* Material *

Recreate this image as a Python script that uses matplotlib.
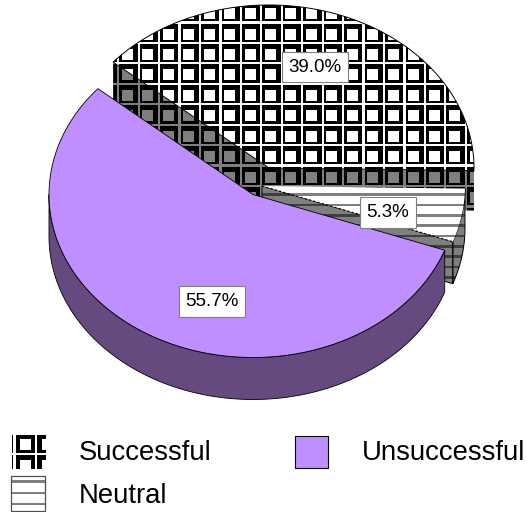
import numpy as np
import matplotlib
matplotlib.use('Agg')
import matplotlib.pyplot as plt
from matplotlib.patches import Polygon, Rectangle

labels = ['Successful', 'Neutral', 'Unsuccessful']
shares = [39.0, 5.3, 55.7]
share_labels = ['39.0%', '5.3%', '55.7%']

plt.rcParams['font.family'] = ['Liberation Sans', 'DejaVu Sans']

W, H = 527, 512
RX, RY = 203, 163
START = 139.5  # where the purple slice starts, degrees

fig = plt.figure(figsize=(W / 100, H / 100), dpi=100)
ax = fig.add_axes([0, 0, 1, 1])
ax.set_xlim(0, W)
ax.set_ylim(H, 0)
ax.axis('off')

xx, yy = np.meshgrid(np.arange(W) + 0.5, np.arange(H) + 0.5)


def squares(period, x0, y0, shade=1.0, line=2.2, ring_x=4.8, ring_y=7.2, inner=11.0):
    # white grid + black rings + white centres
    px = (xx - x0) % period
    py = (yy - y0) % period
    img = np.ones((H, W))
    img[(px > line) & (py > line)] = 0
    img[(px > ring_x) & (px < ring_x + inner) & (py > ring_y) & (py < ring_y + inner)] = 1
    return np.dstack([img * shade] * 3)


def stripes(period, y0, shade=1.0):
    py = (yy - y0) % period
    img = np.ones((H, W))
    img[py < 2.6] = 0.5
    return np.dstack([img * shade] * 3)


def fill_image(patch, img, z):
    ax.add_patch(patch)
    im = ax.imshow(img, extent=(0, W, H, 0), interpolation='nearest', zorder=z)
    im.set_clip_path(patch)


def arc(cx, cy, a0, a1, rx=RX, ry=RY, n=120):
    t = np.radians(np.linspace(a0, a1, n))
    return np.column_stack([cx + rx * np.cos(t), cy - ry * np.sin(t)])


def top_face(cx, cy, a0, a1, rx=RX, ry=RY):
    return np.vstack([[cx, cy], arc(cx, cy, a0, a1, rx, ry)])


def side_wall(cx, cy, a0, a1, depth, rx=RX, ry=RY):
    a = arc(cx, cy, a0, a1, rx, ry)
    return np.vstack([a, (a + [0, depth])[::-1]])


def radial_wall(cx, cy, ang, depth, rx=RX, ry=RY):
    e = arc(cx, cy, ang, ang, rx, ry, n=1)[0]
    return np.array([[cx, cy], e, e + [0, depth], [cx, cy + depth]])


# slice angles come from the shares, counter clockwise from the purple start
purple_end = START + shares[2] * 3.6
neutral_end = purple_end + shares[1] * 3.6
success_end = neutral_end + shares[0] * 3.6

# Successful slice
c1 = (269, 168)
d1 = 40
sq_top = squares(20.45, 219.3, 82.7)
sq_wall = squares(20.45, 219.3, 82.7, 0.5)
fill_image(Polygon(radial_wall(*c1, success_end, d1, rx=205), ec='none', fc='none'), sq_wall, 1)
fill_image(Polygon(radial_wall(*c1, neutral_end, d1, rx=205), ec='none', fc='none'), sq_wall, 1)
fill_image(Polygon(side_wall(*c1, neutral_end, 360, d1, rx=205), ec='none', fc='none'), sq_wall, 1)
fill_image(Polygon(top_face(*c1, neutral_end, success_end, rx=205), ec='none', fc='none'), sq_top, 2)
ax.add_patch(Polygon(top_face(*c1, neutral_end, success_end, rx=205), closed=True,
                     fc='none', ec='black', lw=0.7, zorder=3))

# Neutral slice
c2 = (262, 186)
d2 = 42
st_top = stripes(10.3, 193.5)
st_wall = stripes(10.3, 193.5, 0.5)
fill_image(Polygon(radial_wall(*c2, purple_end, d2), ec='none', fc='none'), st_wall, 4)
fill_image(Polygon(side_wall(*c2, purple_end, neutral_end, d2), ec='none', fc='none'), st_wall, 4)
ax.add_patch(Polygon(radial_wall(*c2, purple_end, d2), closed=True,
                     fc='none', ec='black', lw=0.7, zorder=5))
ax.add_patch(Polygon(side_wall(*c2, purple_end, neutral_end, d2), closed=True,
                     fc='none', ec='black', lw=0.7, zorder=5))
fill_image(Polygon(top_face(*c2, purple_end, neutral_end), ec='none', fc='none'), st_top, 6)
neutral_edge = top_face(*c2, purple_end, neutral_end)
ax.plot(neutral_edge[:2, 0], neutral_edge[:2, 1], color='black', lw=0.8, ls=(0, (2, 2)), zorder=7)

# Unsuccessful slice
c3 = (253, 194.5)
d3 = 42
ax.add_patch(Polygon(side_wall(*c3, 180, purple_end, d3, rx=204), closed=True,
                     fc='#654A80', ec='black', lw=0.6, zorder=8))
ax.add_patch(Polygon(top_face(*c3, START, purple_end, rx=204), closed=True,
                     fc='#C08FFF', ec='black', lw=0.6, zorder=9))

# Percent labels
label_pos = [(315, 67), (388, 212.5), (212, 301.5)]
for (lx, ly), s in zip(label_pos, share_labels):
    ax.text(lx, ly, s, ha='center', va='center', fontsize=13.5, zorder=12,
            bbox=dict(boxstyle='square,pad=0.35', fc='white', ec='#808080', lw=0.8))

# Legend
fill_image(Rectangle((11.5, 435), 33.5, 34, ec='none', fc='none'),
           squares(21.5, 12.5, 452.7, line=2.3, ring_x=6.5, ring_y=7.8, inner=10.8), 10)
fill_image(Rectangle((11, 476), 34, 35, ec='none', fc='none'), stripes(11.2, 480.5), 10)
ax.add_patch(Rectangle((11, 476), 34, 35, fc='none', ec='#505050', lw=0.9, zorder=11))
ax.add_patch(Rectangle((295, 436), 33, 32, fc='#C08FFF', ec='black', lw=0.8, zorder=11))
legend_pos = [(79, 453.5), (79, 496), (362, 453.5)]
for (lx, ly), s in zip(legend_pos, labels):
    ax.text(lx, ly, s, ha='left', va='center', fontsize=19.8, zorder=12)

ax.set_xlim(0, W)
ax.set_ylim(H, 0)
fig.savefig('out.png', dpi=100)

* Written task *
Copy exactly the lines running from the beginning of the listing through the line that has "ax.axis('off')". Drop the pictures.

* Correct response *
Recreate this image as a Python script that uses matplotlib.
import numpy as np
import matplotlib
matplotlib.use('Agg')
import matplotlib.pyplot as plt
from matplotlib.patches import Polygon, Rectangle

labels = ['Successful', 'Neutral', 'Unsuccessful']
shares = [39.0, 5.3, 55.7]
share_labels = ['39.0%', '5.3%', '55.7%']

plt.rcParams['font.family'] = ['Liberation Sans', 'DejaVu Sans']

W, H = 527, 512
RX, RY = 203, 163
START = 139.5  # where the purple slice starts, degrees

fig = plt.figure(figsize=(W / 100, H / 100), dpi=100)
ax = fig.add_axes([0, 0, 1, 1])
ax.set_xlim(0, W)
ax.set_ylim(H, 0)
ax.axis('off')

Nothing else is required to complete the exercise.